La sua sconfitta sul ring, alla fine, è passata in secondo piano. A tenere banco è stata la polemica scaturita dai tatuaggi inneggianti al nazismo disseminati sul torace del pugile ventottenne triestino Michele Broili, che sabato si è battuto per il titolo italiano dei pesi superpiuma nella sua città natale sfidando Hassan Nourdine, piemontese di origini marocchine, il quale ha avuto la meglio ai punti.

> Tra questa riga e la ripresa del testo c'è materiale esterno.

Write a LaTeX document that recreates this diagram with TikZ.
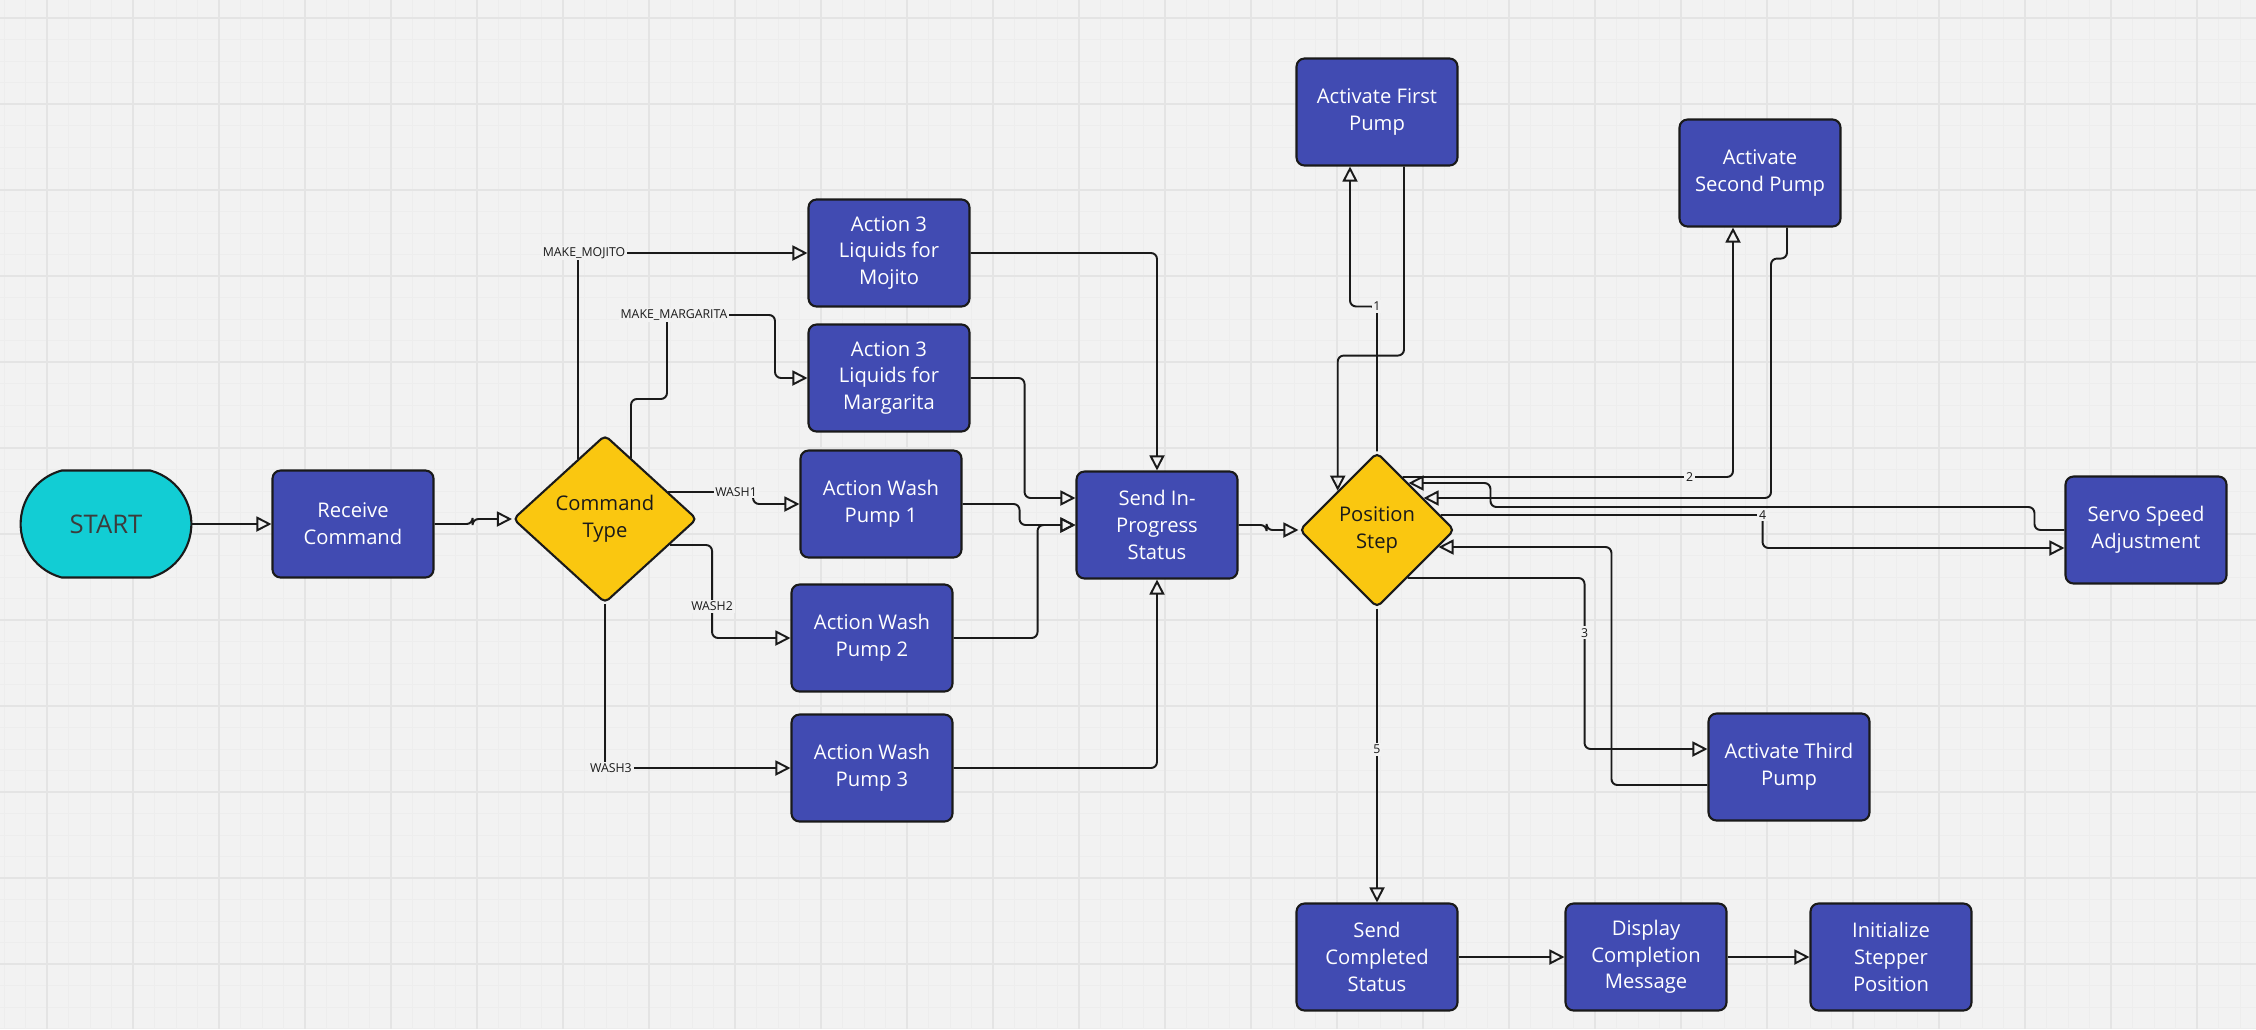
\documentclass[tikz,border=0pt]{standalone}
\usepackage{fontspec}
\setmainfont{Open Sans}
\usetikzlibrary{arrows.meta, calc, shapes.geometric, shapes.misc}
\definecolor{canvas}{HTML}{F2F2F2}
\definecolor{gridlite}{HTML}{EDEDED}
\definecolor{gridbold}{HTML}{E4E4E4}
\definecolor{boxcol}{HTML}{414BB2}
\definecolor{deccol}{HTML}{FAC710}
\definecolor{startcol}{HTML}{12CDD4}
\definecolor{ink}{HTML}{1A1A1A}
\tikzset{
	block/.style={draw=ink, line width=1.2pt, fill=boxcol, rounded corners=0.16cm, minimum width=3.22cm, minimum height=2.14cm, align=center, text=white, font=\fontsize{11.5}{15.2}\selectfont},
	decision/.style={diamond, draw=ink, line width=1.2pt, fill=deccol, rounded corners=0.1cm, inner sep=0pt, align=center, text=ink, font=\fontsize{11.5}{15.2}\selectfont},
	terminal/.style={rounded rectangle, rounded rectangle arc length=150, draw=ink, line width=1.2pt, fill=startcol, minimum width=3.65cm, minimum height=2.14cm, text=ink!85, font=\fontsize{14.6}{17}\selectfont},
	conn/.style={-{Triangle[open, length=0.3cm, width=0.3cm]}, line width=1.1pt, draw=ink, rounded corners=0.12cm},
	lbl/.style={fill=canvas, inner sep=1pt, text=ink, sharp corners, font=\fontsize{7}{8}\selectfont},
	minorline/.style={draw=gridlite, line width=0.4pt},
	majorline/.style={draw=gridbold, line width=0.6pt}
}

\begin{document}
\begin{tikzpicture}[x=0.02cm, y=-0.02cm]
		\useasboundingbox (0,0) rectangle (2256,1029);
		\fill[canvas] (0,0) rectangle (2256,1029);
		\foreach \i in {-2,...,102}
			\draw[minorline] ({47+21.5*\i},0) -- ({47+21.5*\i},1029);
		\foreach \j in {0,...,47}
			\draw[minorline] (0,{18+21.5*\j}) -- (2256,{18+21.5*\j});
		\foreach \k in {0,...,25}
			\draw[majorline] ({47+86*\k},0) -- ({47+86*\k},1029);
		\foreach \k in {0,...,11}
			\draw[majorline] (0,{18+86*\k}) -- (2256,{18+86*\k});
		
		\node[terminal] (start) at (106,524) {START};
		\node[block] (receive) at (353,524) {Receive\\Command};
		\node[decision, minimum width=3.68cm, minimum height=3.36cm] (cmdtype) at (605,519) {Command\\Type};
		\node[block] (mojito) at (889,253) {Action 3\\Liquids for\\Mojito};
		\node[block] (margarita) at (889,378) {Action 3\\Liquids for\\Margarita};
		\node[block] (wash1) at (881,504) {Action Wash\\Pump 1};
		\node[block] (wash2) at (872,638) {Action Wash\\Pump 2};
		\node[block] (wash3) at (872,768) {Action Wash\\Pump 3};
		\node[block] (sendprog) at (1157,525) {Send In-\\Progress\\Status};
		\node[decision, minimum width=3.1cm, minimum height=3.1cm] (posstep) at (1377,530) {Position\\Step};
		\node[block] (pump1) at (1377,112) {Activate First\\Pump};
		\node[block] (pump2) at (1760,173) {Activate\\Second Pump};
		\node[block] (servo) at (2146,530) {Servo Speed\\Adjustment};
		\node[block] (pump3) at (1789,767) {Activate Third\\Pump};
		\node[block] (sendcomp) at (1377,957) {Send\\Completed\\Status};
		\node[block] (display) at (1646,957) {Display\\Completion\\Message};
		\node[block] (initstep) at (1891,957) {Initialize\\Stepper\\Position};
		
		\draw[conn] (start.east) -- (receive.west);
		\draw[conn] (receive.east) -- ++(38,0) |- (cmdtype.west);
		\draw[conn] ($(cmdtype.north)+(-27,25)$) |- (mojito.west) node[lbl, pos=0.5, xshift=0.12cm] (lmojito) {MAKE\_MOJITO};
		\draw[conn] ($(cmdtype.north)+(26,24)$) -- ++(0,-59) -- ++(36,0) -- ++(0,-84) node[lbl, xshift=0.14cm] (lmarg) {MAKE\_MARGARITA} -- ++(108,0) |- (margarita.west);
		\draw[conn] ($(cmdtype.east)+(-30,-27)$) -- ++(68,0) node[lbl] (lwash1) {WASH1} -- ++(17,0) |- (wash1.west);
		\draw[conn] ($(cmdtype.east)+(-28,26)$) -- ++(42,0) |- (wash2.west) node[lbl, pos=0.33] (lwash2) {WASH2};
		\draw[conn] (cmdtype.south) |- (wash3.west) node[lbl, pos=0.5, xshift=0.12cm] (lwash3) {WASH3};
		
		\draw[conn] (mojito.east) -| (sendprog.north);
		\draw[conn] (margarita.east) -- ++(54,0) |- ($(sendprog.west)+(0,-27)$);
		\draw[conn] (wash1.east) -- ++(57,0) |- (sendprog.west);
		\draw[conn] (wash2.east) -- ++(84,0) |- (sendprog.west);
		\draw[conn] (wash3.east) -| (sendprog.south);
		\draw[conn] (sendprog.east) -- ++(28,0) |- (posstep.west);
		
		\draw[conn] (posstep.north) -- ++(0,-145) node[lbl] (l1) {1} -| ($(pump1.south)+(-27,0)$);
		\draw[conn] ($(pump1.south)+(27,0)$) -- ++(0,189) -| (posstep.north west);
		\draw[conn] ($(posstep.east)+(-53,-53)$) -- ++(287,0) node[lbl] (l2) {2} -| ($(pump2.south)+(-27,0)$);
		\draw[conn] ($(pump2.south)+(27,0)$) -- ++(0,31) -- ++(-16,0) |- ($(posstep.east)+(-32,-32)$);
		\draw[conn] ($(posstep.east)+(-15,-15)$) -- ++(322,0) node[lbl] (l4) {4} |- ($(servo.west)+(0,18)$);
		\draw[conn] (servo.west) -- ++(-30,0) |- ++(-544,-23) |- ($(posstep.east)+(-47,-47)$);
		\draw[conn] ($(posstep.east)+(-48,48)$) -- ++(177,0) |- ($(pump3.west)+(0,-18)$) node[lbl, pos=0.16] (l3) {3};
		\draw[conn] ($(pump3.west)+(0,18)$) -- ++(-96,0) |- ($(posstep.east)+(-17,17)$);
		\draw[conn] (posstep.south) -- (sendcomp.north) node[lbl, pos=0.48] (l5) {5};
		
		\draw[conn] (sendcomp.east) -- (display.west);
		\draw[conn] (display.east) -- (initstep.west);
	\end{tikzpicture}
\end{document}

Nonostante nell'ambiente pugilistico le idee politiche di Broili non siano un segreto, il pubblico che ha assistito all'incontro non ha gradito che il pugile combattesse - senza che il Coni avesse nulla da dire - mostrando i simboli della sua militanza. Non solo il Totenkopf, la «testa di morto» usata dal gruppo paramilitare di custodia dei campi di concentramento, ma anche il simbolo delle Schutzstaffel, le SS naziste, oltre alla scritta «Ritorno a Camelot», noto raduno organizzato dagli Skinheads veneti. Difficile non notarli e soprattutto capire come mai non gli sia stato impedito di salire sul ring con quei tatuaggi. Anche perché lo stesso pugile nel 2020 era stato al centro di un'analoga polemica quando venne scelto come testimonial di un evento organizzato dall'associazione pugilistica dove è tesserato e patrocinato dal Comune di Trieste. Anche allora i suoi tatuaggi, ben visibili nella locandina, fecero discutere. La foto fu fatta sparire e della questione non si è più parlato, fino al match di sabato.
La Federazione pugilistica ha preso le distanze, annunciando anche che ricorrerà alla Giustizia federale. «Durante l'incontro - ha scritto in una nota - si sono notati alcuni tatuaggi sul corpo del pugile inneggianti al nazismo e, come tali, costituenti comportamento inaccettabile e stigmatizzato da sempre dalla Fpi, la quale è costantemente schierata contro ogni forma di violenza, discriminazione e condotta illecita e/o criminosa». La Federazione sottolinea che di tale comportamento è esclusivamente responsabile il tesserato e, semmai, «indirettamente ed oggettivamente la società di appartenenza che lo abbia avallato e/o tollerato». «Alcuna responsabilità - si conclude - può e deve essere ascritta alla Federazione pugilistica Italiana, la quale non può essere a conoscenza delle scelte personali di ogni singolo tesserato sino a quando non ne abbia contezza».
La Fpi dunque «condanna e stigmatizza con forza e perentoriamente il comportamento del proprio tesserato e si dissocia da ogni riferimento che i tatuaggi offensivi dallo stesso portati evochino», ricordando come esso sia in palese contrasto con le norme sancite dal Codice di comportamento sportivo del Coni. Motivo per il quale sarà la Giustizia federale ad adottare le eventuali sanzioni.